Shrewd observers of the political scene will find nothing surprising in the following statement: Barack Obama (and liberals by extension), is not qualified to execute the duties required of a United States president. Specifically, he is weak and naive and steeped in anti-American agitprop (as is the base of the Democrat party). He has never been held accountable for the decisions he has made or failed to make as the case may be. He has escaped accountability for failing to produce a stamped, long form birth certificate, his affiliation with slumlord Valerie Jarrett, his involvement with the financial meltdown (Freddie,Fannie), William Ayers, Rhashid Khalidi, Jeremiah Wright, et al. This propensity to avoid accountability and even worse, to blame his mistakes on others has not escaped the notice of the blogosphere. In fact, the word Obama has now been rendered a verb. Courtesy of the folks at Visual Thesaurus, and quoting from the blog Japan from the Inside Out:
obamu: (v.) To ignore inexpedient and inconvenient facts or realities, think “Yes we can, Yes we can,” and proceed with optimism using those facts as an inspiration (literally, as fuel). It is used to elicit success in a personal endeavor. One explanation holds that it is the opposite of kobamu. (拒む, which means to refuse, reject, or oppose).

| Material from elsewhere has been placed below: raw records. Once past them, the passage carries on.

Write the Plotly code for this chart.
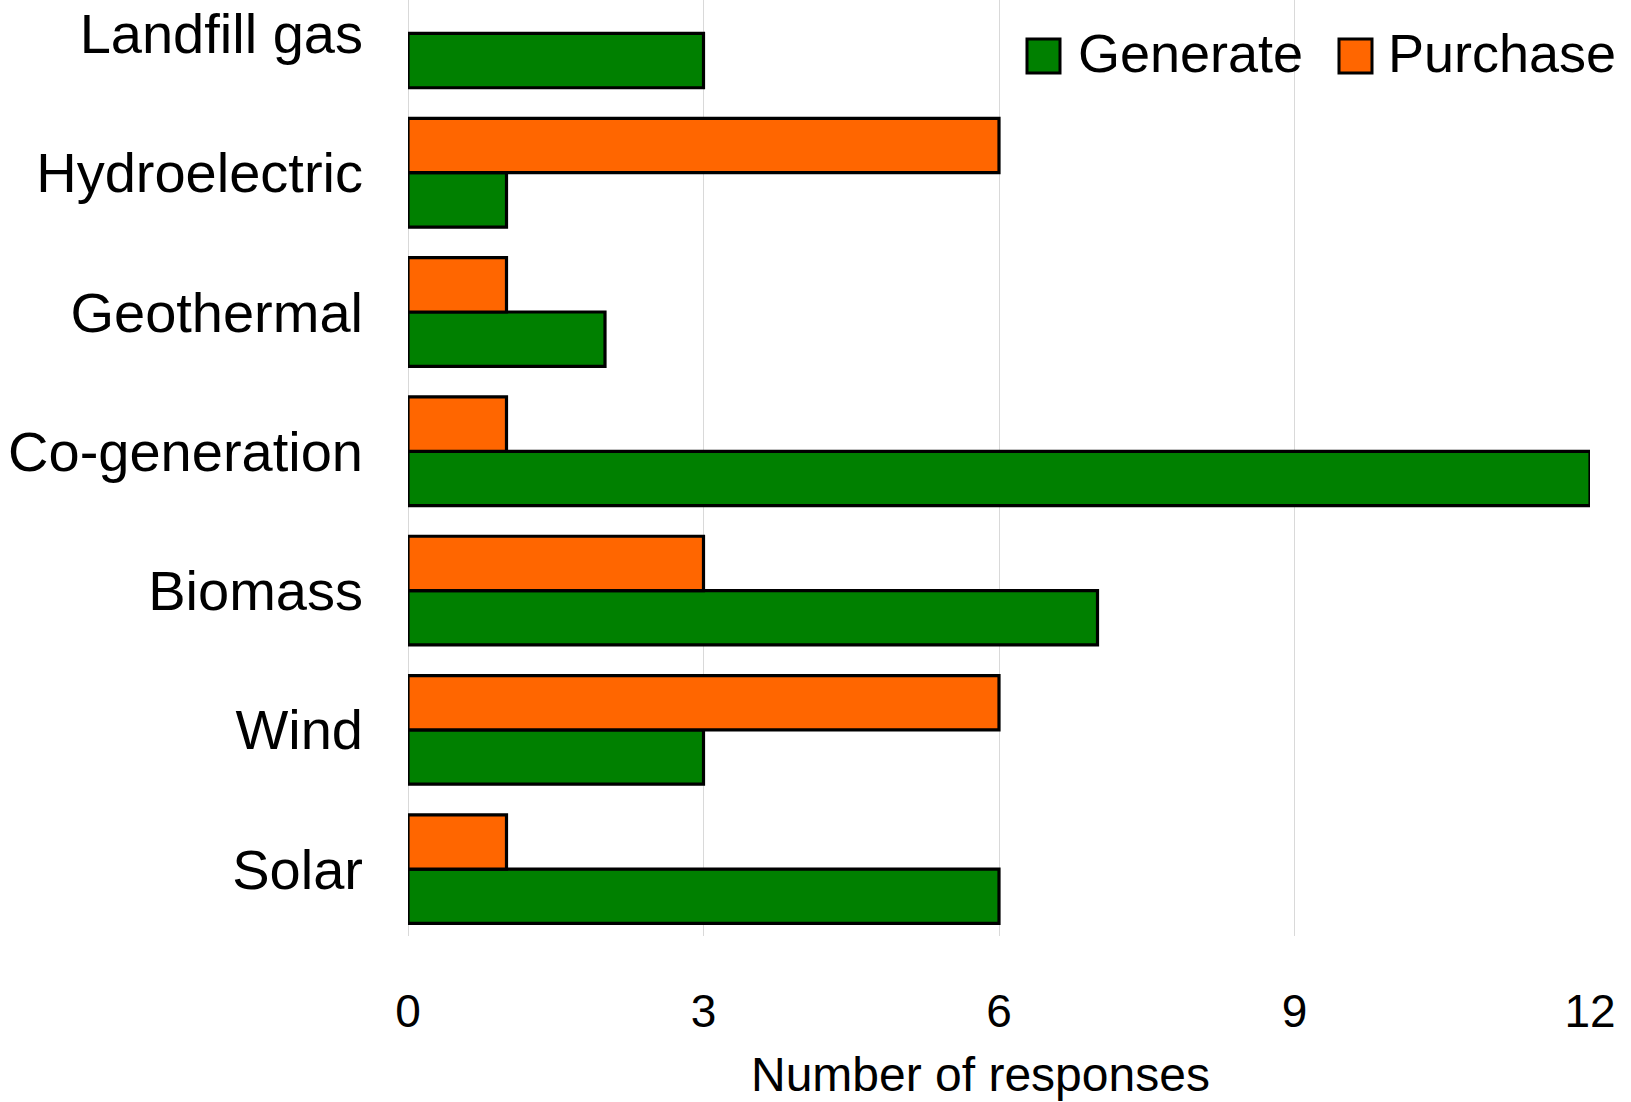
import plotly.graph_objects as go

# Renewable energy sources, listed bottom to top
sources = ["Solar", "Wind", "Biomass", "Co-generation", "Geothermal",
           "Hydroelectric", "Landfill gas"]
generate = [6, 3, 7, 12, 2, 1, 3]
purchase = [1, 6, 3, 1, 1, 6, None]
x_ticks = [0, 3, 6, 9, 12]

GREEN = "#008000"
ORANGE = "#FF6600"
FONT = "Liberation Sans, Arial, sans-serif"

W, H = 1631, 1102
L, R, T, B = 408, 41, 0, 166
pw, ph = W - L - R, H - T - B


def px_x(x):
    return (x - L) / pw


def px_y(y):
    return (H - B - y) / ph


fig = go.Figure()
fig.add_trace(go.Bar(
    y=sources, x=generate, orientation="h", name="Generate",
    marker=dict(color=GREEN, line=dict(color="#000000", width=3.2)),
    cliponaxis=False,
))
fig.add_trace(go.Bar(
    y=sources, x=purchase, orientation="h", name="Purchase",
    marker=dict(color=ORANGE, line=dict(color="#000000", width=3.2)),
    cliponaxis=False,
))

# Legend drawn as large swatches with labels
legend_items = [("Generate", GREEN, 1027, 1079), ("Purchase", ORANGE, 1339, 1389)]
shapes, annotations = [], []
for label, color, box_x, text_x in legend_items:
    shapes.append(dict(
        type="rect", xref="paper", yref="paper",
        x0=px_x(box_x), x1=px_x(box_x + 33), y0=px_y(73), y1=px_y(39),
        fillcolor=color, line=dict(color="#000000", width=3),
    ))
    annotations.append(dict(
        text=label, xref="paper", yref="paper",
        x=px_x(text_x - 3), y=px_y(53), xanchor="left", yanchor="middle",
        showarrow=False, font=dict(size=54, color="#000000", family=FONT),
    ))

annotations.append(dict(
    text="Number of responses", xref="paper", yref="paper",
    x=px_x(980), y=px_y(1074), xanchor="center", yanchor="middle",
    showarrow=False, font=dict(size=48, color="#000000", family=FONT),
))

fig.update_layout(
    width=W, height=H,
    margin=dict(l=L, r=R, t=T, b=B, pad=0),
    plot_bgcolor="#FFFFFF", paper_bgcolor="#FFFFFF",
    barmode="group", bargap=0.22, bargroupgap=0,
    showlegend=False,
    shapes=shapes, annotations=annotations,
    font=dict(family=FONT, color="#000000"),
)
fig.update_xaxes(
    range=[0, 12], tickvals=x_ticks, ticktext=[str(v) for v in x_ticks],
    showgrid=True, gridcolor="#D9D9D9", gridwidth=1,
    zeroline=True, zerolinecolor="#D9D9D9", zerolinewidth=1,
    showline=False, ticks="", ticklabelstandoff=44,
    tickfont=dict(size=46, family=FONT, color="#000000"),
    automargin=False, fixedrange=True,
)
fig.update_yaxes(
    type="category", categoryorder="array", categoryarray=sources,
    range=[-0.48, 6.24], showgrid=False, zeroline=False, showline=False,
    ticks="", ticklabelstandoff=44,
    tickfont=dict(size=56, family=FONT, color="#000000"),
    automargin=False, fixedrange=True,
)

fig.write_html("out.html", config={"displayModeBar": False})
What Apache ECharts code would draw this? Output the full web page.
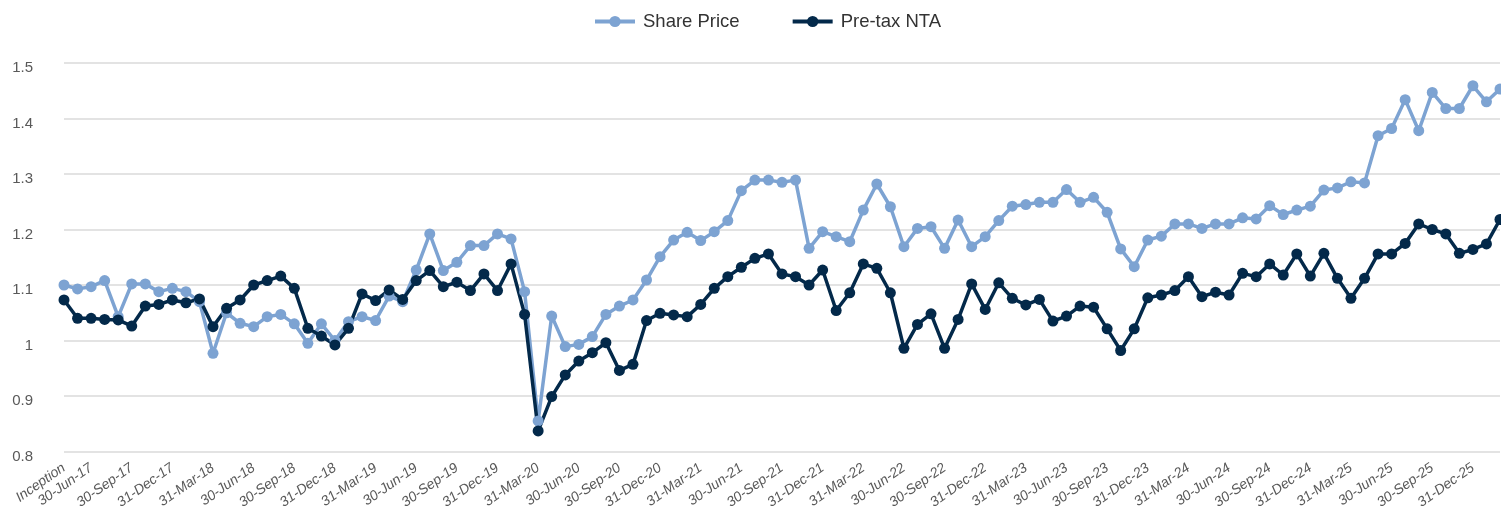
<!DOCTYPE html>
<html>
<head>
<meta charset="utf-8">
<script src="https://cdn.jsdelivr.net/npm/echarts@6/dist/echarts.min.js"></script>
<style>
html,body{margin:0;padding:0;background:#fff;}
#chart{width:1501px;height:528px;}
</style>
</head>
<body>
<div id="chart"></div>
<script>
const categories = [
  'Inception','31-May-17','30-Jun-17','31-Jul-17','31-Aug-17','30-Sep-17','31-Oct-17','30-Nov-17','31-Dec-17',
  '31-Jan-18','28-Feb-18','31-Mar-18','30-Apr-18','31-May-18','30-Jun-18','31-Jul-18','31-Aug-18','30-Sep-18','31-Oct-18','30-Nov-18','31-Dec-18',
  '31-Jan-19','28-Feb-19','31-Mar-19','30-Apr-19','31-May-19','30-Jun-19','31-Jul-19','31-Aug-19','30-Sep-19','31-Oct-19','30-Nov-19','31-Dec-19',
  '31-Jan-20','29-Feb-20','31-Mar-20','30-Apr-20','31-May-20','30-Jun-20','31-Jul-20','31-Aug-20','30-Sep-20','31-Oct-20','30-Nov-20','31-Dec-20',
  '31-Jan-21','28-Feb-21','31-Mar-21','30-Apr-21','31-May-21','30-Jun-21','31-Jul-21','31-Aug-21','30-Sep-21','31-Oct-21','30-Nov-21','31-Dec-21',
  '31-Jan-22','28-Feb-22','31-Mar-22','30-Apr-22','31-May-22','30-Jun-22','31-Jul-22','31-Aug-22','30-Sep-22','31-Oct-22','30-Nov-22','31-Dec-22',
  '31-Jan-23','28-Feb-23','31-Mar-23','30-Apr-23','31-May-23','30-Jun-23','31-Jul-23','31-Aug-23','30-Sep-23','31-Oct-23','30-Nov-23','31-Dec-23',
  '31-Jan-24','29-Feb-24','31-Mar-24','30-Apr-24','31-May-24','30-Jun-24','31-Jul-24','31-Aug-24','30-Sep-24','31-Oct-24','30-Nov-24','31-Dec-24',
  '31-Jan-25','28-Feb-25','31-Mar-25','30-Apr-25','31-May-25','30-Jun-25','31-Jul-25','31-Aug-25','30-Sep-25','31-Oct-25','30-Nov-25','31-Dec-25',
  '31-Jan-26','28-Feb-26'
];

const sharePrice = [
  1.100,1.093,1.097,1.108,1.043,1.102,1.102,1.088,1.094,
  1.088,1.070,0.977,1.050,1.031,1.025,1.043,1.047,1.030,0.995,1.030,1.000,
  1.034,1.043,1.036,1.080,1.070,1.127,1.192,1.126,1.141,1.171,1.171,1.192,
  1.183,1.088,0.855,1.044,0.989,0.993,1.007,1.047,1.062,1.073,1.109,1.151,
  1.181,1.195,1.180,1.196,1.216,1.270,1.289,1.289,1.285,1.289,1.166,1.196,
  1.187,1.178,1.235,1.282,1.241,1.169,1.202,1.205,1.166,1.217,1.169,1.187,
  1.216,1.242,1.245,1.249,1.249,1.272,1.249,1.258,1.231,1.165,1.133,1.181,
  1.188,1.210,1.210,1.202,1.210,1.210,1.221,1.219,1.243,1.227,1.235,1.242,
  1.271,1.275,1.286,1.284,1.369,1.382,1.434,1.378,1.447,1.418,1.418,1.459,
  1.430,1.453
];

const preTaxNTA = [
  1.073,1.040,1.040,1.038,1.037,1.026,1.062,1.065,1.073,
  1.068,1.075,1.025,1.058,1.073,1.100,1.108,1.116,1.094,1.022,1.008,0.992,
  1.022,1.084,1.072,1.091,1.074,1.108,1.126,1.097,1.105,1.090,1.120,1.090,
  1.138,1.047,0.837,0.899,0.938,0.963,0.978,0.996,0.946,0.957,1.036,1.049,
  1.046,1.043,1.065,1.094,1.115,1.132,1.148,1.156,1.120,1.115,1.100,1.127,
  1.054,1.086,1.138,1.130,1.086,0.986,1.029,1.048,0.986,1.038,1.102,1.056,
  1.104,1.076,1.064,1.074,1.035,1.044,1.062,1.060,1.021,0.982,1.021,1.077,
  1.082,1.090,1.115,1.079,1.087,1.082,1.121,1.115,1.138,1.118,1.156,1.116,
  1.157,1.112,1.076,1.112,1.156,1.156,1.175,1.210,1.200,1.192,1.157,1.164,
  1.174,1.218
];

const seriesNames = ['Share Price', 'Pre-tax NTA'];
const colors = ['#7da3d2', '#03294a'];

const chart = echarts.init(document.getElementById('chart'), null, {renderer: 'canvas'});
chart.setOption({
  animation: false,
  color: colors,
  legend: {
    top: 7,
    left: 588,
    itemWidth: 40,
    itemHeight: 14,
    itemGap: 51,
    lineStyle: {width: 4},
    textStyle: {fontSize: 18.5, color: '#333', padding: [0, 0, 0, 3], fontFamily: 'Liberation Sans, Arial, sans-serif'},
    data: seriesNames
  },
  grid: {left: 64, right: 1, top: 63, bottom: 76.5, containLabel: false},
  xAxis: {
    type: 'category',
    boundaryGap: false,
    data: categories,
    axisLine: {show: false},
    axisTick: {show: false},
    splitLine: {show: false},
    axisLabel: {
      interval: function (i) { return i === 0 || (i - 2) % 3 === 0; },
      rotate: 35,
      margin: 15,
      fontSize: 14,
      fontStyle: 'italic',
      color: '#595959',
      fontFamily: 'Liberation Sans, Arial, sans-serif'
    }
  },
  yAxis: {
    type: 'value',
    min: 0.8,
    max: 1.5,
    interval: 0.1,
    axisLine: {show: false},
    axisTick: {show: false},
    splitLine: {lineStyle: {color: '#e3e3e3', width: 2}},
    axisLabel: {
      margin: 31,
      fontSize: 15,
      color: '#595959',
      verticalAlign: 'top',
      lineHeight: 10,
      fontFamily: 'Liberation Sans, Arial, sans-serif',
      formatter: function (v) { return String(Math.round(v * 10) / 10); }
    }
  },
  series: [
    {
      name: seriesNames[0],
      type: 'line',
      data: sharePrice,
      symbol: 'circle',
      symbolSize: 11,
      showAllSymbol: true,
      lineStyle: {width: 3.5, color: colors[0]},
      itemStyle: {color: colors[0]}
    },
    {
      name: seriesNames[1],
      type: 'line',
      data: preTaxNTA,
      symbol: 'circle',
      symbolSize: 11,
      showAllSymbol: true,
      lineStyle: {width: 3.5, color: colors[1]},
      itemStyle: {color: colors[1]}
    }
  ]
});
</script>
</body>
</html>
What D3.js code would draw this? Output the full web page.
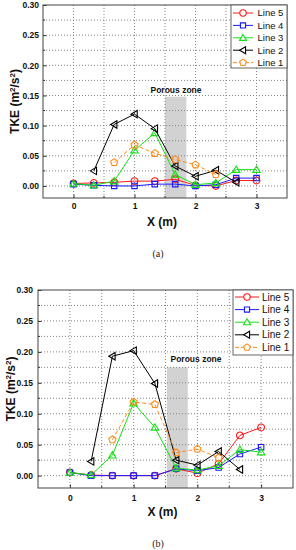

To drive the point home, here are two real life examples of “obamu” or the tendency to dither. First, from John Bolton:
Obama is no Harry Truman. At best, he is reprising Jimmy Carter. At worst, the real precedent may be Ethelred the Unready, the turn-of the-first-millennium Anglo-Saxon king whose reputation for indecisiveness and his unsuccessful paying of Danegeld — literally, “Danish tax” — to buy off Viking raiders made him history’s paradigmatic weak leader.
Beyond the disquiet (or outrage for some) prompted by the president’s propensity to apologize for his country’s pre-Obama history, Americans increasingly sense that his administration is drifting from one foreign policy mistake to another. Worse, the current is growing swifter, and the threats more pronounced, even as the administration tries to turn its face away from the world and toward its domestic priorities. Foreign observers, friend and foe alike, sense the same aimlessness and drift. French President Nicolas Sarkozy had to remind Obama at a Sept. 24 U.N. Security Council meeting that “we live in the real world, not a virtual one.”
Next up: James Taranto of Wall Street Journal fame: (the Taranto podcast is here.)
During the presidential campaign, Obama’s opponents mocked him for frequently voting “present” on difficult questions that came before the Illinois Senate. This is even worse. The commander in chief is absent without leave.
And lastly, Daniel Henninnger on Obama’s Nobel Decadence
Mr. Obama is at a crossroads in his presidency. As George W. Bush departed the White House, he said his successor would one day arrive at the need to make a decision that made clear the reality of being the American president. That moment has arrived. It is the pending troop-deployment for Afghanistan, a very hard decision.
After that, Mr. Obama will go to Oslo Dec. 10 to receive the Prize itself. That will occur in the middle of the Dec. 7-18 United Nations Climate Conference in Copenhagen, whose goal is among the explicit reasons why Mr. Obama was given the Nobel Peace Prize.
Between Afghanistan and Oslo, we’re going to get some clarity about the Obama presidency.
Perhaps the most intriguing onlooker to this education is European Nicolas Sarkozy. On his good days, France’s president seems aware of the political and economic decay he has inherited. So it was striking at the United Nations last month when Mr. Sarkozy said that Mr. Obama “dreams of a world without nuclear arms.” Then, describing Iran’s nuclear threat, he said, “At a certain moment hard facts will force us to make decisions.”
By “us” he means that the U.S. must lead. In the West, only the U.S. president can still make decisions based on hard facts rather than recede into soft moralism. The day that is no longer true, the U.S. will finally deserve a decadent Nobel.
The ramifications of a weak and naive U.S. commander chief are too chilling to ponder. May God give him the resolve necessary to do the job properly.